◆ WHAT YOU ARE ASKED TO DO
Set the lines down again exactly, first line through the line that contains "W, H = 1195, 481", with no pictures.

◆ DATA TO PROCESS

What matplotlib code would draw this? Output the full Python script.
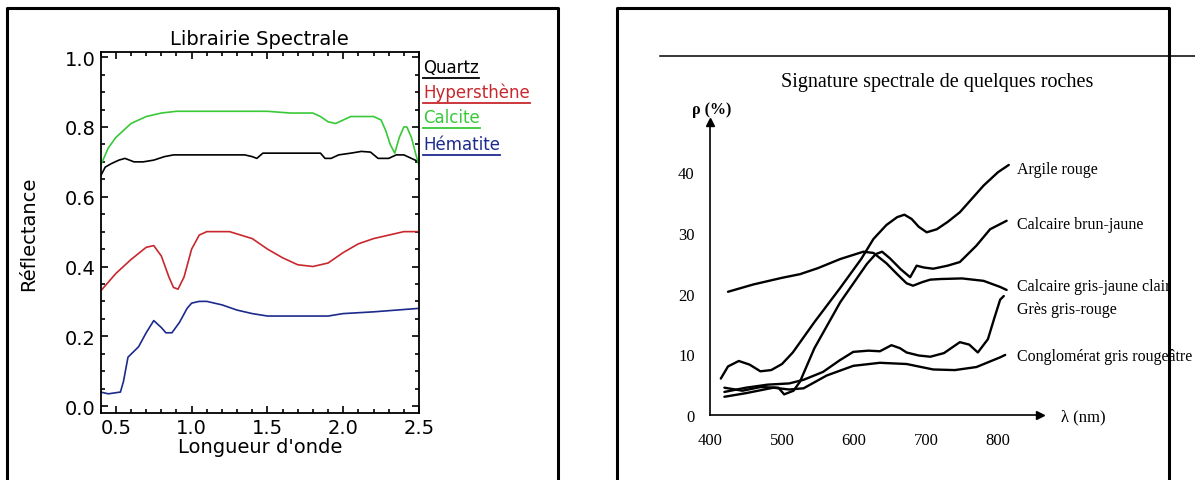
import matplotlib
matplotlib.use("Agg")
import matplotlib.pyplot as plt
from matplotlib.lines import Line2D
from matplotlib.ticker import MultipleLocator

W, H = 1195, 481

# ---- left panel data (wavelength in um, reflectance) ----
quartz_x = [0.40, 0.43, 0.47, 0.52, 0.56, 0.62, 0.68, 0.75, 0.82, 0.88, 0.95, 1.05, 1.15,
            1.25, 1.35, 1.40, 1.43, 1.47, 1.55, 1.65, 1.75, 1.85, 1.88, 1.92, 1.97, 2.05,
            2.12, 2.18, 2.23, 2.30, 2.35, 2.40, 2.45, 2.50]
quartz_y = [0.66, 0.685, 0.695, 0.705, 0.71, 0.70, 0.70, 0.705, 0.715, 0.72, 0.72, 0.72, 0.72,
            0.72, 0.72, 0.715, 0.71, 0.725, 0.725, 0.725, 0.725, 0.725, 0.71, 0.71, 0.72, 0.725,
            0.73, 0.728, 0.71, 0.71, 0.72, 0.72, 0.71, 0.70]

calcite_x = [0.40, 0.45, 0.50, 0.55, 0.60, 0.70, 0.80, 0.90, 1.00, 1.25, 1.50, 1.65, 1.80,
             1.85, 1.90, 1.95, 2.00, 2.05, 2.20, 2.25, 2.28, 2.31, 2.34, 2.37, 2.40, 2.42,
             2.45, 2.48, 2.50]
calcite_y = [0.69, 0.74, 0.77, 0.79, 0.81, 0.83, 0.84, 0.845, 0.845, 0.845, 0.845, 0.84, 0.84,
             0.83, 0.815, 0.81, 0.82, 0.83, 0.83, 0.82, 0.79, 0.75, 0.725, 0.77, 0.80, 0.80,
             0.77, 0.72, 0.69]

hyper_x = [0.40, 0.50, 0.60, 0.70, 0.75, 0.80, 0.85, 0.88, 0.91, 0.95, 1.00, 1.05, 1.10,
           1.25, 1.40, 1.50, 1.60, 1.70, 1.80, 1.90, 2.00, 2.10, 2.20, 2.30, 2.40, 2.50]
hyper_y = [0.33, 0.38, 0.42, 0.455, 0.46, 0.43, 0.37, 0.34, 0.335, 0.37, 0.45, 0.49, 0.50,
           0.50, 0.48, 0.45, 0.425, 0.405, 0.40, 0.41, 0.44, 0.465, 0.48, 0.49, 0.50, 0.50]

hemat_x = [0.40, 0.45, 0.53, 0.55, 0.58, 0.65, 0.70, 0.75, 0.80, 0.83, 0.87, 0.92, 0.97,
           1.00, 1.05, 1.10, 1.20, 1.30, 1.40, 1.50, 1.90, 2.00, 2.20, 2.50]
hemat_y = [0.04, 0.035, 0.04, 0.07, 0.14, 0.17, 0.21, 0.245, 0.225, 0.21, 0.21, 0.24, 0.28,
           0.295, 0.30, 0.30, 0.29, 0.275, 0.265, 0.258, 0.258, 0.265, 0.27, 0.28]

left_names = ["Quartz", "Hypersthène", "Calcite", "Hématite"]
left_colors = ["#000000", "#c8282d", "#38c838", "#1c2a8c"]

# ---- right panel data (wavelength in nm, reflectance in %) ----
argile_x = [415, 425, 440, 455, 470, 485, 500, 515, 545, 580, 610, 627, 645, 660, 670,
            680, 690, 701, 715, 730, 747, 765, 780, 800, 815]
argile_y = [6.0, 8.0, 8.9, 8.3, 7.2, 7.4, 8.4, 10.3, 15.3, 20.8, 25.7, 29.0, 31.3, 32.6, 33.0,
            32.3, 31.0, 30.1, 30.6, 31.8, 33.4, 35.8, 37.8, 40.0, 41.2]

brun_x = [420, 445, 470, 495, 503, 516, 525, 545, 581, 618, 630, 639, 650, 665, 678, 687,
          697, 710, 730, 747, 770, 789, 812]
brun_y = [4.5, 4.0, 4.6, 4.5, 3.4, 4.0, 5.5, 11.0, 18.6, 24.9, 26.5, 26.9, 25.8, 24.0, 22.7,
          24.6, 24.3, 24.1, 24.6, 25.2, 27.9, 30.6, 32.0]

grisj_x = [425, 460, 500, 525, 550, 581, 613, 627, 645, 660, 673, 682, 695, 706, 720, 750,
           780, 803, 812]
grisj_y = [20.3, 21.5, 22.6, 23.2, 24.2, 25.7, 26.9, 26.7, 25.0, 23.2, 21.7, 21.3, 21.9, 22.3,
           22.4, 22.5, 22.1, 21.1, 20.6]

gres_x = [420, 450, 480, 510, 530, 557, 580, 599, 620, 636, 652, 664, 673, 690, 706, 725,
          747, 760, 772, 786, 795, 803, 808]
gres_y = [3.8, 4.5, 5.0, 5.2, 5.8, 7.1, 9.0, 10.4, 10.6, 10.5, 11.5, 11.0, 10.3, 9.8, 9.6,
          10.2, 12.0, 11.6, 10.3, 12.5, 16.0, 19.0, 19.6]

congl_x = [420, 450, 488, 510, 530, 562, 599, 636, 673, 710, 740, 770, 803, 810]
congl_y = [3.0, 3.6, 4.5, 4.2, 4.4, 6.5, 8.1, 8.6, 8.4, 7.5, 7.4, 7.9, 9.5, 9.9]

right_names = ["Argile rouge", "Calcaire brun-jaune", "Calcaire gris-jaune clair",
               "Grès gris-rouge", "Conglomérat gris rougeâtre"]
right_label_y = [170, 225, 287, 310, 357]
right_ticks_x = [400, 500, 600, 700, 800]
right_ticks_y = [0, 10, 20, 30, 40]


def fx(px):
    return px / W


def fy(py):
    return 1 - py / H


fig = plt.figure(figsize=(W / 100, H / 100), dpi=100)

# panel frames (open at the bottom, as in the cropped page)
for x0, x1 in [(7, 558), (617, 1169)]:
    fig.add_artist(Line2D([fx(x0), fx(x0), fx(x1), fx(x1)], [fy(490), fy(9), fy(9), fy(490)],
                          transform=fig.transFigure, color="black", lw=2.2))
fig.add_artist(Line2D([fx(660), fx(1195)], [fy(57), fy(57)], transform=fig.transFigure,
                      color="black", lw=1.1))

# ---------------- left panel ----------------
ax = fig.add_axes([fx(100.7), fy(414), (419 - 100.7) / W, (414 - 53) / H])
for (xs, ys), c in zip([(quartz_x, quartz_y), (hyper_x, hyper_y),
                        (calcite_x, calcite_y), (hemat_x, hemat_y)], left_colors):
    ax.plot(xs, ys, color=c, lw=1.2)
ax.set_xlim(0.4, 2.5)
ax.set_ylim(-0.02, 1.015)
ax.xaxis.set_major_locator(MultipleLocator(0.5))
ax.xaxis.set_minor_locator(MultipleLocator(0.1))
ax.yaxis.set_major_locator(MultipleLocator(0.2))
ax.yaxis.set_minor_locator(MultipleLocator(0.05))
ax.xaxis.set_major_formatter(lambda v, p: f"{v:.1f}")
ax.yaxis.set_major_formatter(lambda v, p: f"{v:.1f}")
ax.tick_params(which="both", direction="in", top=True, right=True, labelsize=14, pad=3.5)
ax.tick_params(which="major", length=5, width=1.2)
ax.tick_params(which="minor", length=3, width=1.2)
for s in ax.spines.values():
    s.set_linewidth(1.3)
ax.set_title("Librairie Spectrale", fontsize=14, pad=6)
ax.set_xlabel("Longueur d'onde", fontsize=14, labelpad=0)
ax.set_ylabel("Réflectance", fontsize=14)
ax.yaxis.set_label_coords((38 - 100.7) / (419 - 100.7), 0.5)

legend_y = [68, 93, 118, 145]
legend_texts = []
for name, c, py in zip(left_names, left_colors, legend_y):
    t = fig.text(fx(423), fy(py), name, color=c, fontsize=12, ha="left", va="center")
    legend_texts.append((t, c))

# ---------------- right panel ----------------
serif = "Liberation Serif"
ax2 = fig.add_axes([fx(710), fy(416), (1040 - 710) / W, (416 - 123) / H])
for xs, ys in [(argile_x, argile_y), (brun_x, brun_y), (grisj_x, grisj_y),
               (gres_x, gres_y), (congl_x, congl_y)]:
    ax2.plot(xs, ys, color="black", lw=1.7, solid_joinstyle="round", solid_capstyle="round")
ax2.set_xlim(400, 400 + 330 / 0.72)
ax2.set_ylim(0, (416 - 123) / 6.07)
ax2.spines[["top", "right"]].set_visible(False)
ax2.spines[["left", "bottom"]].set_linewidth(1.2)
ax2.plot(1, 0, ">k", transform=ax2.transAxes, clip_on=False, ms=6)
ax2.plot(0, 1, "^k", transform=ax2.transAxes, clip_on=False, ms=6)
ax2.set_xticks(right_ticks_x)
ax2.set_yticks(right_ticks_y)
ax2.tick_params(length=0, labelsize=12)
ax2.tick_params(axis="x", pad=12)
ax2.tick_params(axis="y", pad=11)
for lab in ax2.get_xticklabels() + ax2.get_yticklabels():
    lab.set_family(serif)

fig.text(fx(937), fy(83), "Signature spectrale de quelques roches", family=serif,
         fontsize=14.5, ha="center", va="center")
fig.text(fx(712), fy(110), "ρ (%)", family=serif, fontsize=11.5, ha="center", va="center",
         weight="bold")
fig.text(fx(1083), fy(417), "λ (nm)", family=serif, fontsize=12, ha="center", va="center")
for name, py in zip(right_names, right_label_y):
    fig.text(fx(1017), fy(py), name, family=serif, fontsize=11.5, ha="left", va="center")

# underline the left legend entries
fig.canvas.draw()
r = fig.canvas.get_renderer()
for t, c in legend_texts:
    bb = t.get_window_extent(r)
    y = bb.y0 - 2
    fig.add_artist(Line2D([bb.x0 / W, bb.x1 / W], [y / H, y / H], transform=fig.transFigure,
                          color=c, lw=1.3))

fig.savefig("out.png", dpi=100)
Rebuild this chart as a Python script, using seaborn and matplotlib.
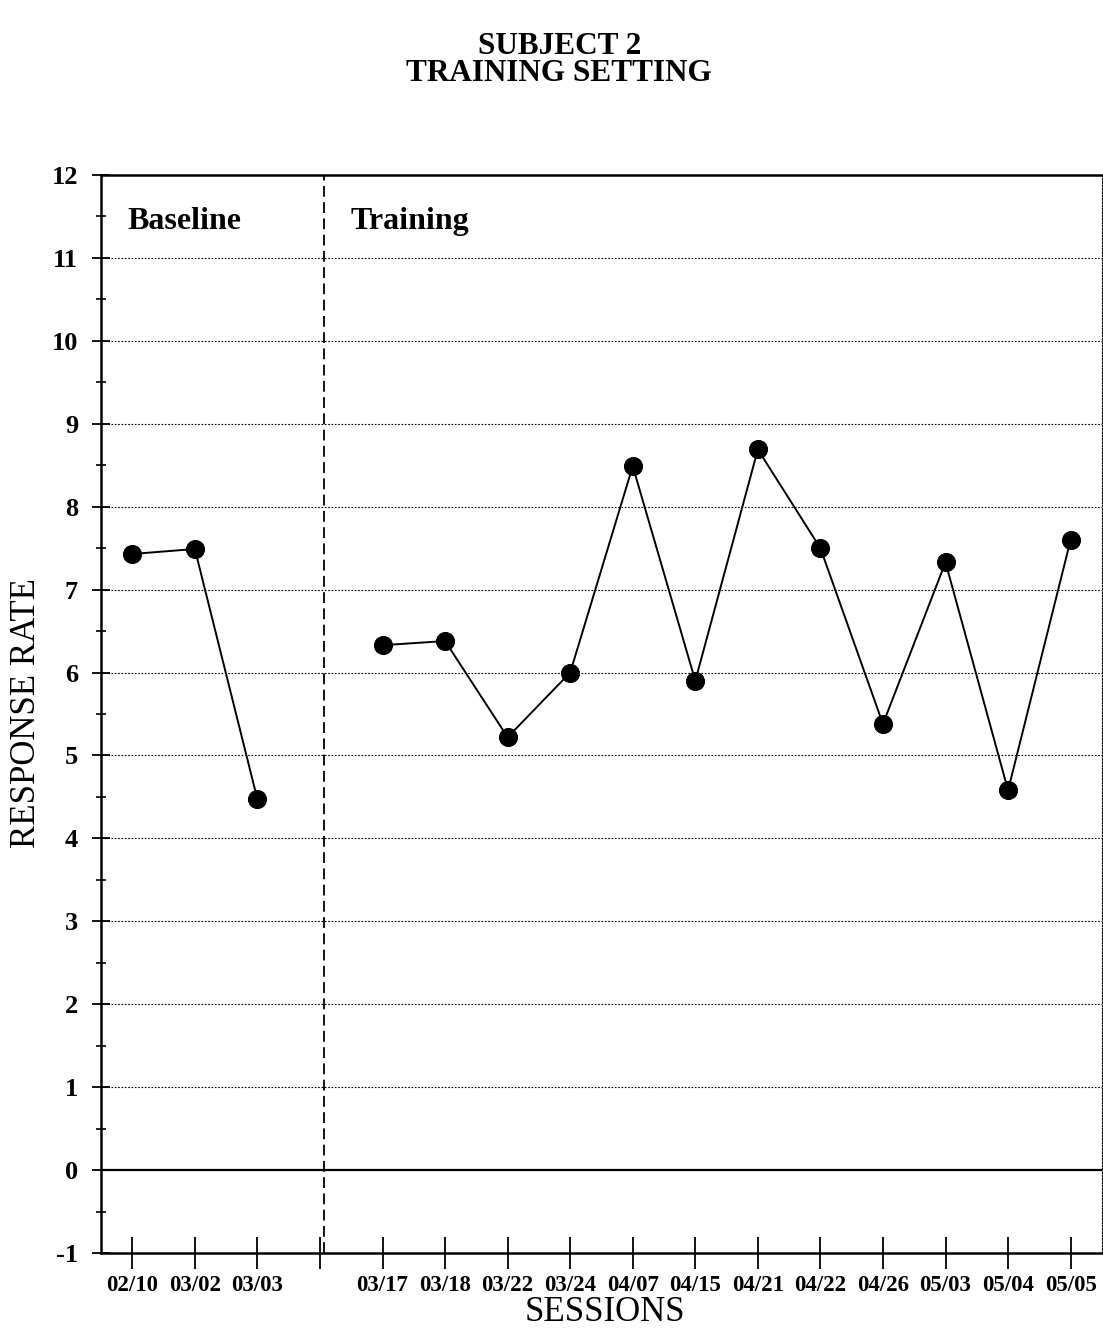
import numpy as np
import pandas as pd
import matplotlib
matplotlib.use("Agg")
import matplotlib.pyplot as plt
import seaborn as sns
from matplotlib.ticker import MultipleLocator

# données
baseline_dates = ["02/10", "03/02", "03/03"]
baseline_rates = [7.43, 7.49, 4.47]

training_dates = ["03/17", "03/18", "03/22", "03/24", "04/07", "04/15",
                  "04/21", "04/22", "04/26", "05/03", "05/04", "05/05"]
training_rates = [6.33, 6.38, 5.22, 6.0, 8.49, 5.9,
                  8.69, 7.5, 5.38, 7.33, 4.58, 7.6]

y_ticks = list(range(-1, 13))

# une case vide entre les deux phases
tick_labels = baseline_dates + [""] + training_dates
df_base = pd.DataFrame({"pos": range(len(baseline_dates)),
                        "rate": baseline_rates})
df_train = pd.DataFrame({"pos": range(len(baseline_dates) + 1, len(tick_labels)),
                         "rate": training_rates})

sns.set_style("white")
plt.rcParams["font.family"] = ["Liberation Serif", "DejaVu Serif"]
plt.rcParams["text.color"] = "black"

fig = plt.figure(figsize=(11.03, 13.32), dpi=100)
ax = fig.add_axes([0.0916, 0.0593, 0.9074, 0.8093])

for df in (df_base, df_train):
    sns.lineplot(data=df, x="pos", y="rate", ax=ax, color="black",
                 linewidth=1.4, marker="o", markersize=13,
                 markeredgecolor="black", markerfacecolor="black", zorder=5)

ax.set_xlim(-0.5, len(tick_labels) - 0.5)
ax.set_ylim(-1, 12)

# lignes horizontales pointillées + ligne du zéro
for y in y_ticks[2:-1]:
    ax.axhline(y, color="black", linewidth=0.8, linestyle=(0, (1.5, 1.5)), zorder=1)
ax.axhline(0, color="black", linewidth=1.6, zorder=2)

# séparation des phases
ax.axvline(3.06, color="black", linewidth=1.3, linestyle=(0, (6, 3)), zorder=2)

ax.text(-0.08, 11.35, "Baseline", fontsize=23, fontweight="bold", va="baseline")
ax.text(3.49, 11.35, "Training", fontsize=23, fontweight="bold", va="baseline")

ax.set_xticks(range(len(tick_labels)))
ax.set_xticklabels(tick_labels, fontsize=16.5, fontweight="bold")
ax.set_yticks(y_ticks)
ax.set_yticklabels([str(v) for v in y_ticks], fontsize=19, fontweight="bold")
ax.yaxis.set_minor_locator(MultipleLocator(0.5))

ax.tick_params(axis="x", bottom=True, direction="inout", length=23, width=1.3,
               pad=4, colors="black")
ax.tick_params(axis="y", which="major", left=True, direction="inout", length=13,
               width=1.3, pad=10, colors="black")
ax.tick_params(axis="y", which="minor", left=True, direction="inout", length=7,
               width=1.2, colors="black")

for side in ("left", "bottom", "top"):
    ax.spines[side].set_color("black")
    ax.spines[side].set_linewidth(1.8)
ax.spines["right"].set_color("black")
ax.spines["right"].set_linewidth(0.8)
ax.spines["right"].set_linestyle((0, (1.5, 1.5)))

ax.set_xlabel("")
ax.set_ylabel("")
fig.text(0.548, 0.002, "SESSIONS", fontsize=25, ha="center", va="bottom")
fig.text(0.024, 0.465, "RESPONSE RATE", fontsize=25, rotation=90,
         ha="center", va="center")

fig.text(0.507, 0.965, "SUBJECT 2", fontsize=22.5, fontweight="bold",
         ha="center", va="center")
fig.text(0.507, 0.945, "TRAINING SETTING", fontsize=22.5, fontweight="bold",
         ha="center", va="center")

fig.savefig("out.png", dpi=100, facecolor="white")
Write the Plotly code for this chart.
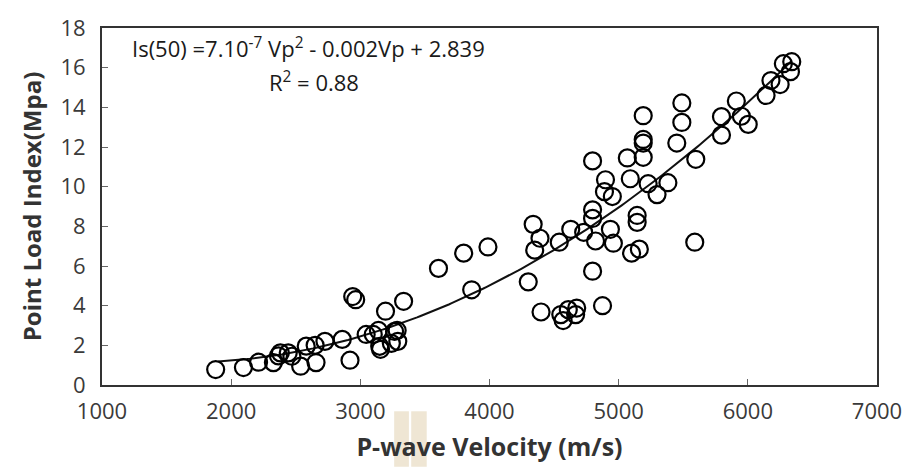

◆ CORRECT ANSWER
What matplotlib code would draw this? Output the full Python script.
import matplotlib
matplotlib.use("Agg")
import matplotlib.pyplot as plt
from matplotlib.lines import Line2D
from matplotlib.ticker import MultipleLocator

W, H = 1195, 481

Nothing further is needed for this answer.